> [TASK REQUIREMENTS]: In the listing below, find the line that contains "Convert this chart" and the line that contains "0.087, 0.038, 0];". Quote both and every line between them, exactly, and nothing more.

Records excerpted from a collection
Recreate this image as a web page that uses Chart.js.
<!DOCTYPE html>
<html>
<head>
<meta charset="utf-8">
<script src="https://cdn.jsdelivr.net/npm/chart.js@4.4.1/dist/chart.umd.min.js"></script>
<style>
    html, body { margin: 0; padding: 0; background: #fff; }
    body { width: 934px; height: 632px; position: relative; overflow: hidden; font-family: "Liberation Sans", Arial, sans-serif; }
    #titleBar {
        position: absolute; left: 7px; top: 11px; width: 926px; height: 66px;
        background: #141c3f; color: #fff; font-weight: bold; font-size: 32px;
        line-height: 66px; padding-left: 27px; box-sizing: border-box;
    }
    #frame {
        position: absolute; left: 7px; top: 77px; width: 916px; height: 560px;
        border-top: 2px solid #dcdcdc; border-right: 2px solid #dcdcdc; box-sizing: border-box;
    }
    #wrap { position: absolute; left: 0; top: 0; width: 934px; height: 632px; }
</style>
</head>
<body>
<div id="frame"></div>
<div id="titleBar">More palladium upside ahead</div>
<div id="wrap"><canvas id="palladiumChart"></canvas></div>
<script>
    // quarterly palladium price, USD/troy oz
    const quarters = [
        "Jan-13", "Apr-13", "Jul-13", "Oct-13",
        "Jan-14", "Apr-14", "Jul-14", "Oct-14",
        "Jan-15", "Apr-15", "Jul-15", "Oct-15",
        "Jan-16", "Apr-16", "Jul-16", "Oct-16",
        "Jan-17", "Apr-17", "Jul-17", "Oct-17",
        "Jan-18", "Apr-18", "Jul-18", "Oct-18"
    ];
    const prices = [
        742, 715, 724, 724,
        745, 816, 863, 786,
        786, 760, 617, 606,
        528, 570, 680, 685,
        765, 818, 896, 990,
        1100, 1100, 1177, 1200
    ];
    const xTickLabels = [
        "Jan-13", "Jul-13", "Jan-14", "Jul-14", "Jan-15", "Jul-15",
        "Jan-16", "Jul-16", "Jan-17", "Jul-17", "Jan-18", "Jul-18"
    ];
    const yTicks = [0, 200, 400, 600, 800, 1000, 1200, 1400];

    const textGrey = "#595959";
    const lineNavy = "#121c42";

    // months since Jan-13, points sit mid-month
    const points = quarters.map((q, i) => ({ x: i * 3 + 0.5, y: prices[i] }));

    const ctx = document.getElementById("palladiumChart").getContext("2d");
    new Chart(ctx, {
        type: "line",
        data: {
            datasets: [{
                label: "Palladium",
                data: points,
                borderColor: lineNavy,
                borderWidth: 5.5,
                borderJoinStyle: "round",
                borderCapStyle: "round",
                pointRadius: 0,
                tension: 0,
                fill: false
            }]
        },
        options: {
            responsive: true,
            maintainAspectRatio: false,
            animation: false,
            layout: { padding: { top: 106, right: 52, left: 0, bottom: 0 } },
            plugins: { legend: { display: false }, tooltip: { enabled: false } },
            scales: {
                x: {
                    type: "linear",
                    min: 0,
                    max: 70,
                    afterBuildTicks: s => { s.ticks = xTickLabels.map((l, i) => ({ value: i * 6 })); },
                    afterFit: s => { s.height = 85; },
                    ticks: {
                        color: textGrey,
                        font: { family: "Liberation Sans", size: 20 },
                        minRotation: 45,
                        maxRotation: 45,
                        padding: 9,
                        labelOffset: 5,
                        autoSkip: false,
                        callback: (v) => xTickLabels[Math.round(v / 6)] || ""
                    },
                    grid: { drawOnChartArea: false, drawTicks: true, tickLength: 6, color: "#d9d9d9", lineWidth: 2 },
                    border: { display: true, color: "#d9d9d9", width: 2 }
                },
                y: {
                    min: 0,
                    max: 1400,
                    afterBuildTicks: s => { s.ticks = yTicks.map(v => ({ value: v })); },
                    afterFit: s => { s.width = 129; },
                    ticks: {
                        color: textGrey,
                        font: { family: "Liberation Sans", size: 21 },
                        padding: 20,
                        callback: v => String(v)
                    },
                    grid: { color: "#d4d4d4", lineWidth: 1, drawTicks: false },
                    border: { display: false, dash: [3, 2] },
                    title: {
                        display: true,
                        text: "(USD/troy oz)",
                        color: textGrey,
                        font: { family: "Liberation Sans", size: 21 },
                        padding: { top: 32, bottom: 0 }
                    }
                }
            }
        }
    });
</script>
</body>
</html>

...

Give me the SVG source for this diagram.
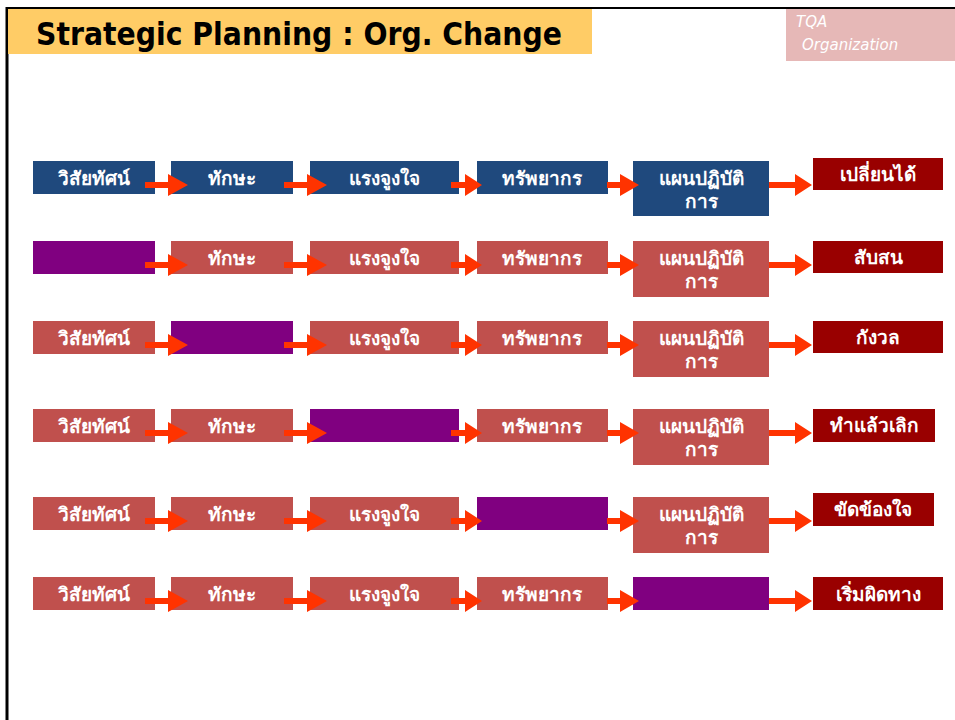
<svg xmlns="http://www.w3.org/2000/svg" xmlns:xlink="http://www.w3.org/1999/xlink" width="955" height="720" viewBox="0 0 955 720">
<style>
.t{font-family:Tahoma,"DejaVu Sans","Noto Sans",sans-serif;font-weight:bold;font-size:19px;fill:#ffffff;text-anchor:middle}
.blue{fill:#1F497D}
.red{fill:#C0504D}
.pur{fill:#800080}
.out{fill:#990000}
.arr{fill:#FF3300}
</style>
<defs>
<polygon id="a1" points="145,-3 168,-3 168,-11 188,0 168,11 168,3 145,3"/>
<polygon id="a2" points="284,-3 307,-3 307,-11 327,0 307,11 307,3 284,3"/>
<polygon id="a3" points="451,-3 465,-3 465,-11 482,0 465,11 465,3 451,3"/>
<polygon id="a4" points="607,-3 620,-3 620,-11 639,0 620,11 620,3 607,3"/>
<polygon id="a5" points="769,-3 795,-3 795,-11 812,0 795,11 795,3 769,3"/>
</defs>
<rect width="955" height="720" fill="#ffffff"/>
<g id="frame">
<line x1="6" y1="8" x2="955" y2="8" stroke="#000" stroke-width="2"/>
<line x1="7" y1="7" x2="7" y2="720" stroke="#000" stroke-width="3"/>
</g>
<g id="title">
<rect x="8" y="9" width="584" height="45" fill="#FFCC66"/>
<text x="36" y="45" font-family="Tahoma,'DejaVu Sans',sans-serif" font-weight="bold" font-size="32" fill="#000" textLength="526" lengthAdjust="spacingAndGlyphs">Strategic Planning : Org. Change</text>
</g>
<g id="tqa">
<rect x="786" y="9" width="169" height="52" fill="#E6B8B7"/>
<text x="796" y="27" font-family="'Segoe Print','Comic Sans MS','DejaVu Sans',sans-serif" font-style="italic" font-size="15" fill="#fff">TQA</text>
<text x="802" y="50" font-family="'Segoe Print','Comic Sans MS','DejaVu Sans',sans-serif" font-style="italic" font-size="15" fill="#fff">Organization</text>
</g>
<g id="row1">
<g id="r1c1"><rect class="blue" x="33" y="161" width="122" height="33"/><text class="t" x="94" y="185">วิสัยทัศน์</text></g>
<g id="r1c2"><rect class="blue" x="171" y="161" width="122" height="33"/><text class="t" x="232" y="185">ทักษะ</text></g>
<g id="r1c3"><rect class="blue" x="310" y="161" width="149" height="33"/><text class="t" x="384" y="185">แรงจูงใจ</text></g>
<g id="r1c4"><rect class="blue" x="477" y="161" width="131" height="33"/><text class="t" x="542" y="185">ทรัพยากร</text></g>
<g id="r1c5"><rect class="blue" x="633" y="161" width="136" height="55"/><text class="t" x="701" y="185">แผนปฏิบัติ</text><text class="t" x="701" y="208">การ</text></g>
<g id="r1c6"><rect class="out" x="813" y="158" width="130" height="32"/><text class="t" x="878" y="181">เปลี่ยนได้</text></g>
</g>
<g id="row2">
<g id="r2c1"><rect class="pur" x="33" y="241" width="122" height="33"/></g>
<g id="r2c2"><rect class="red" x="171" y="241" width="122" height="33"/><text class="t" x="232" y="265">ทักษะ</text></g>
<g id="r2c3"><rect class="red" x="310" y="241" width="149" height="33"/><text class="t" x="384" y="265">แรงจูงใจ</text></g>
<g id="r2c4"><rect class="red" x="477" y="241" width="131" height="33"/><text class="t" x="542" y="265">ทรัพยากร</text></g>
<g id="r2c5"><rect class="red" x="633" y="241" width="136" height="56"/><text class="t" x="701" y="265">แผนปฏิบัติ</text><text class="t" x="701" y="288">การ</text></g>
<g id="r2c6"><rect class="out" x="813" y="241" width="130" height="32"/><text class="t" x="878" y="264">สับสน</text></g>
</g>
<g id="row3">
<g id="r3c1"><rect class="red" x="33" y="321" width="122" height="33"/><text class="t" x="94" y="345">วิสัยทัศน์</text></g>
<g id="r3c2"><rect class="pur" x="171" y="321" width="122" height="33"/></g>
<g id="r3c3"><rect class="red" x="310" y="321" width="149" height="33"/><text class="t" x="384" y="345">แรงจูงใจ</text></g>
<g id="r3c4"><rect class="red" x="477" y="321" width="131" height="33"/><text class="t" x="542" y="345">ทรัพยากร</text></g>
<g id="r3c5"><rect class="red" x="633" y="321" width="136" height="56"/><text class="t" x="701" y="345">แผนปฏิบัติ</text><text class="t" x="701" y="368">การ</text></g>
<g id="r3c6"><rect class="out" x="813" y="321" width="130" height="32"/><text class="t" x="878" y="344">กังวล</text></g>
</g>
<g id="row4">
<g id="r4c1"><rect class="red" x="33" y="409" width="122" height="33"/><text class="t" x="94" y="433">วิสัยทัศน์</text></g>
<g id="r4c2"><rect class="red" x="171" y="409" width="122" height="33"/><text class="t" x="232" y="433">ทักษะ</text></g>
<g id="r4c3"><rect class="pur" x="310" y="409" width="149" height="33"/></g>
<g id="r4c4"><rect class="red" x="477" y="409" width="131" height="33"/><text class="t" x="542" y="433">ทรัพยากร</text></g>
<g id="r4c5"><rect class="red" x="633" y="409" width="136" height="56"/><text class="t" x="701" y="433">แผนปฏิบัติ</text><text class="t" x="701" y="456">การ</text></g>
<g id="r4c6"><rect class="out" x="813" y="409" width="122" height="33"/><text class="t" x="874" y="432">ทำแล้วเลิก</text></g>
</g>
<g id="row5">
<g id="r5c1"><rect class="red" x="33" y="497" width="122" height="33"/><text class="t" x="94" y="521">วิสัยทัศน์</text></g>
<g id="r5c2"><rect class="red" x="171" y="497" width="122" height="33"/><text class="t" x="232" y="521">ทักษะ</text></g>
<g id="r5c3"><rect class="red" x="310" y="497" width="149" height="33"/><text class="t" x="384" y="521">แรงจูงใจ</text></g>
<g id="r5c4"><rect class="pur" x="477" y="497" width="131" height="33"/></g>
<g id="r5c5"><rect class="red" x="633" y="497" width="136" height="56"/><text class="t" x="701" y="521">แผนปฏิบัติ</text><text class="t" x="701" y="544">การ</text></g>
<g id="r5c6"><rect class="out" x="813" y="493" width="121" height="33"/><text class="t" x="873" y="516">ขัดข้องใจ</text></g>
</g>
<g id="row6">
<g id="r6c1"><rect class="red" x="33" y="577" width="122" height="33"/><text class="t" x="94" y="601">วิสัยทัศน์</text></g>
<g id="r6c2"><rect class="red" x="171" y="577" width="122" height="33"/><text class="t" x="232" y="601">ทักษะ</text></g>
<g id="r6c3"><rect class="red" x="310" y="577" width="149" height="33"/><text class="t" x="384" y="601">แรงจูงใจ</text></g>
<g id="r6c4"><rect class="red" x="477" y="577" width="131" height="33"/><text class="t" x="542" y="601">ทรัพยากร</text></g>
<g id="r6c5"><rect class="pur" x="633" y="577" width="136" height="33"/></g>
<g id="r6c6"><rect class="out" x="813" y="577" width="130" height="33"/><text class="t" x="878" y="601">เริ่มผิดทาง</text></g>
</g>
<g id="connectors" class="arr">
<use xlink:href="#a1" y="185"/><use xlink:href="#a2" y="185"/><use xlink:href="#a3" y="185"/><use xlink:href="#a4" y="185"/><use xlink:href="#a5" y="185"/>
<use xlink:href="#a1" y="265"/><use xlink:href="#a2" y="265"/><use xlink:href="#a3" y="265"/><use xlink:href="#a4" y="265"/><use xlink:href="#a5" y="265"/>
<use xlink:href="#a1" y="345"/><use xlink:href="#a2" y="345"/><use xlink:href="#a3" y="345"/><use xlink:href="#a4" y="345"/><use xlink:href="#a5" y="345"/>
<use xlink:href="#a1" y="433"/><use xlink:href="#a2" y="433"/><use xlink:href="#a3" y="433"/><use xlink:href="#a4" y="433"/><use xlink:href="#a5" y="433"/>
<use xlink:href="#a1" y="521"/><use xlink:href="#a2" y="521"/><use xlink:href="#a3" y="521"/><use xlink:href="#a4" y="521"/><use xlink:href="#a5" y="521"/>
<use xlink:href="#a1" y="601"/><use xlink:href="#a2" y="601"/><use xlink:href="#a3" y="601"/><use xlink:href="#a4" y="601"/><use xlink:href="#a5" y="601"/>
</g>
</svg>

...

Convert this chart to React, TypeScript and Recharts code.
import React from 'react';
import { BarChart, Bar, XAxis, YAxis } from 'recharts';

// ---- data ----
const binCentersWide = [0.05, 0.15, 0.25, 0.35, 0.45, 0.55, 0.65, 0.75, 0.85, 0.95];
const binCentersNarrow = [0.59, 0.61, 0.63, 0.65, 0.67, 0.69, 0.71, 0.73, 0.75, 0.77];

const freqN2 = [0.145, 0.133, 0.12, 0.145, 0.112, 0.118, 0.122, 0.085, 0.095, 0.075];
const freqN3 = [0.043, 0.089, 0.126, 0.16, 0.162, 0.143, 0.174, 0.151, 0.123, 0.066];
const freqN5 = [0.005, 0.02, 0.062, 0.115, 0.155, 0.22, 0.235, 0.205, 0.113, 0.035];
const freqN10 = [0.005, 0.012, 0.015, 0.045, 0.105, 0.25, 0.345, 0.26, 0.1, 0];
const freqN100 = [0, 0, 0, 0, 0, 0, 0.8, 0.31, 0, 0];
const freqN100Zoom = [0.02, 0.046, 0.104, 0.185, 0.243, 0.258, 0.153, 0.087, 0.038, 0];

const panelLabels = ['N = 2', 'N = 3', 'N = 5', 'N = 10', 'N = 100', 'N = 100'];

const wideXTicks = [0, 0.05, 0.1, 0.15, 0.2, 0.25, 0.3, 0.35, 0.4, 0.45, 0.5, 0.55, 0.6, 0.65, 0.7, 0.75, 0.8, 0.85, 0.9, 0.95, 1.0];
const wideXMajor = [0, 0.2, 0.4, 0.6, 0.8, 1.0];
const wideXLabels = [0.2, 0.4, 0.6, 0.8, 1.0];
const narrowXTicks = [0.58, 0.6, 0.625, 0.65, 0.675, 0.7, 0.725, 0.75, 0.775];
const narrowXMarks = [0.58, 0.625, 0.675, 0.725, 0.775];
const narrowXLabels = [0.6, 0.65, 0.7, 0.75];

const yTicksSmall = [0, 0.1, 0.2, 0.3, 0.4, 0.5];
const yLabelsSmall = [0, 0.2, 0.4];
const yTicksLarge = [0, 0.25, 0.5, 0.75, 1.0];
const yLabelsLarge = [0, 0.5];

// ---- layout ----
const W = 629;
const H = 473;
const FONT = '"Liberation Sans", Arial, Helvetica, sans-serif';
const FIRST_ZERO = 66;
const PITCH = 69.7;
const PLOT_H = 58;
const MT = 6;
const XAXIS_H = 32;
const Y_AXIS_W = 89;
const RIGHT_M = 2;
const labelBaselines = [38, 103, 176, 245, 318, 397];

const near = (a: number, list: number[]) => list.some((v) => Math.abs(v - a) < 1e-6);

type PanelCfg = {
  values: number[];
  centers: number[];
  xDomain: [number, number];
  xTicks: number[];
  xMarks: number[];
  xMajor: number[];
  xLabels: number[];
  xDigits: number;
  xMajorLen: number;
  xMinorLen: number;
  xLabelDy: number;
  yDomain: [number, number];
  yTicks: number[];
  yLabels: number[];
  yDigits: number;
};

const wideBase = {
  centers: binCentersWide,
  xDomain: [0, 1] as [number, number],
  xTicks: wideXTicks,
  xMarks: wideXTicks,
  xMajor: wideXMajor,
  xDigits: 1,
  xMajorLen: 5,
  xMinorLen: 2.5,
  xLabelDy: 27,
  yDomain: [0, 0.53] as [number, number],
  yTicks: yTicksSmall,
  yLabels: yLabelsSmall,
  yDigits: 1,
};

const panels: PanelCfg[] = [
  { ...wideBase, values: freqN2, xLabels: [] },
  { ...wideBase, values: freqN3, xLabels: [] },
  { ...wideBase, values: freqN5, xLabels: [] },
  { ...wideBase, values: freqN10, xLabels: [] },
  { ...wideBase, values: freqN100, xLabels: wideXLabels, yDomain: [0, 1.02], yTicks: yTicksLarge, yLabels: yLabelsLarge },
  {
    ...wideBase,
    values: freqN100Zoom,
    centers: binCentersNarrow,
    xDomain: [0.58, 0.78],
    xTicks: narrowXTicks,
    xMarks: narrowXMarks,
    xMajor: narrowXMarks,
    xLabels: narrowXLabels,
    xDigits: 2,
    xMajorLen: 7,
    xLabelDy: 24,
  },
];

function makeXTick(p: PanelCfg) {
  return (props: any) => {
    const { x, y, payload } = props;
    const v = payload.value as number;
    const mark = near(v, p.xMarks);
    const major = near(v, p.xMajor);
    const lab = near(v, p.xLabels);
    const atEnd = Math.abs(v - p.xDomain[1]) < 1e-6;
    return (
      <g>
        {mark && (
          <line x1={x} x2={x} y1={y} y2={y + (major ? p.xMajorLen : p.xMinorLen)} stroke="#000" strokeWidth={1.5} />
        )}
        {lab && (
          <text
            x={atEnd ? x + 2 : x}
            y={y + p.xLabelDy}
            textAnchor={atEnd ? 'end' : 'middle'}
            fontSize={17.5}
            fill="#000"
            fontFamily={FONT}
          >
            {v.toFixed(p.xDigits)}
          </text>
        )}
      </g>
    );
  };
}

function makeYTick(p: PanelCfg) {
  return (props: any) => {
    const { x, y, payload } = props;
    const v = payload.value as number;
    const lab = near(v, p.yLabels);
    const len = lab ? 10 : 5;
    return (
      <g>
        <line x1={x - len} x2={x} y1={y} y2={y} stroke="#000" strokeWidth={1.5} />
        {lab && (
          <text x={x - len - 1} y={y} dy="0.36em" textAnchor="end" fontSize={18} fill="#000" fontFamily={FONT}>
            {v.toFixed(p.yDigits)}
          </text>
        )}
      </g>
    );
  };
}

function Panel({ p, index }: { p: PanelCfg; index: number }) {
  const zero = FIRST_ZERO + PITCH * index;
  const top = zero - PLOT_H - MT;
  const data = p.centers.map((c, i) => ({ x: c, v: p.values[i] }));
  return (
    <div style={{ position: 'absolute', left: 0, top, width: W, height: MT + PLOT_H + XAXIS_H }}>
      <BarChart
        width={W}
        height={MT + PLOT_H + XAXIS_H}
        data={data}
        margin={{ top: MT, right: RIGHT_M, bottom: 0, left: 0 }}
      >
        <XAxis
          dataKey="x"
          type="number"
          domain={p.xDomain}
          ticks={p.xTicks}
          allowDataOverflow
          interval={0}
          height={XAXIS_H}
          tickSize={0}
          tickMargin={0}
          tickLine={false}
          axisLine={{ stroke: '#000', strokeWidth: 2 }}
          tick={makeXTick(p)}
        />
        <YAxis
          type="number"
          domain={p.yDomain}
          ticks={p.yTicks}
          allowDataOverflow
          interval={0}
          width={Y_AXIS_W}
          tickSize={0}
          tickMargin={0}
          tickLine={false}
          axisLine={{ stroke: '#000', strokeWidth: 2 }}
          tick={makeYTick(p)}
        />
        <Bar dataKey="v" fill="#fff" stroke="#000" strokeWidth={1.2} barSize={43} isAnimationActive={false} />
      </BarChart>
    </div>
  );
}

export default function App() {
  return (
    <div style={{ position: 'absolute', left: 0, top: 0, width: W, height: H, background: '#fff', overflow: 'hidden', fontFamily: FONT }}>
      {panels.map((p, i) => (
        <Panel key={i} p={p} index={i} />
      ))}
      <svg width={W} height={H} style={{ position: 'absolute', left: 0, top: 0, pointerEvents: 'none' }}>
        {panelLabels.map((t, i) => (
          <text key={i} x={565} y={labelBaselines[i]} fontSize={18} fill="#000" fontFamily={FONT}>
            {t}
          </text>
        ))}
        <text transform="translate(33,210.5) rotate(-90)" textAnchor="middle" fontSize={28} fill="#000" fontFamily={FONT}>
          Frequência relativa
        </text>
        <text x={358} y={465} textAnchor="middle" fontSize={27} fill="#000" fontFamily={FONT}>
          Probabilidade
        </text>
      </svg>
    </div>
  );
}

> [EXERCISE OUTPUT]:
Convert this chart to React, TypeScript and Recharts code.
import React from 'react';
import { BarChart, Bar, XAxis, YAxis } from 'recharts';

// ---- data ----
const binCentersWide = [0.05, 0.15, 0.25, 0.35, 0.45, 0.55, 0.65, 0.75, 0.85, 0.95];
const binCentersNarrow = [0.59, 0.61, 0.63, 0.65, 0.67, 0.69, 0.71, 0.73, 0.75, 0.77];

const freqN2 = [0.145, 0.133, 0.12, 0.145, 0.112, 0.118, 0.122, 0.085, 0.095, 0.075];
const freqN3 = [0.043, 0.089, 0.126, 0.16, 0.162, 0.143, 0.174, 0.151, 0.123, 0.066];
const freqN5 = [0.005, 0.02, 0.062, 0.115, 0.155, 0.22, 0.235, 0.205, 0.113, 0.035];
const freqN10 = [0.005, 0.012, 0.015, 0.045, 0.105, 0.25, 0.345, 0.26, 0.1, 0];
const freqN100 = [0, 0, 0, 0, 0, 0, 0.8, 0.31, 0, 0];
const freqN100Zoom = [0.02, 0.046, 0.104, 0.185, 0.243, 0.258, 0.153, 0.087, 0.038, 0];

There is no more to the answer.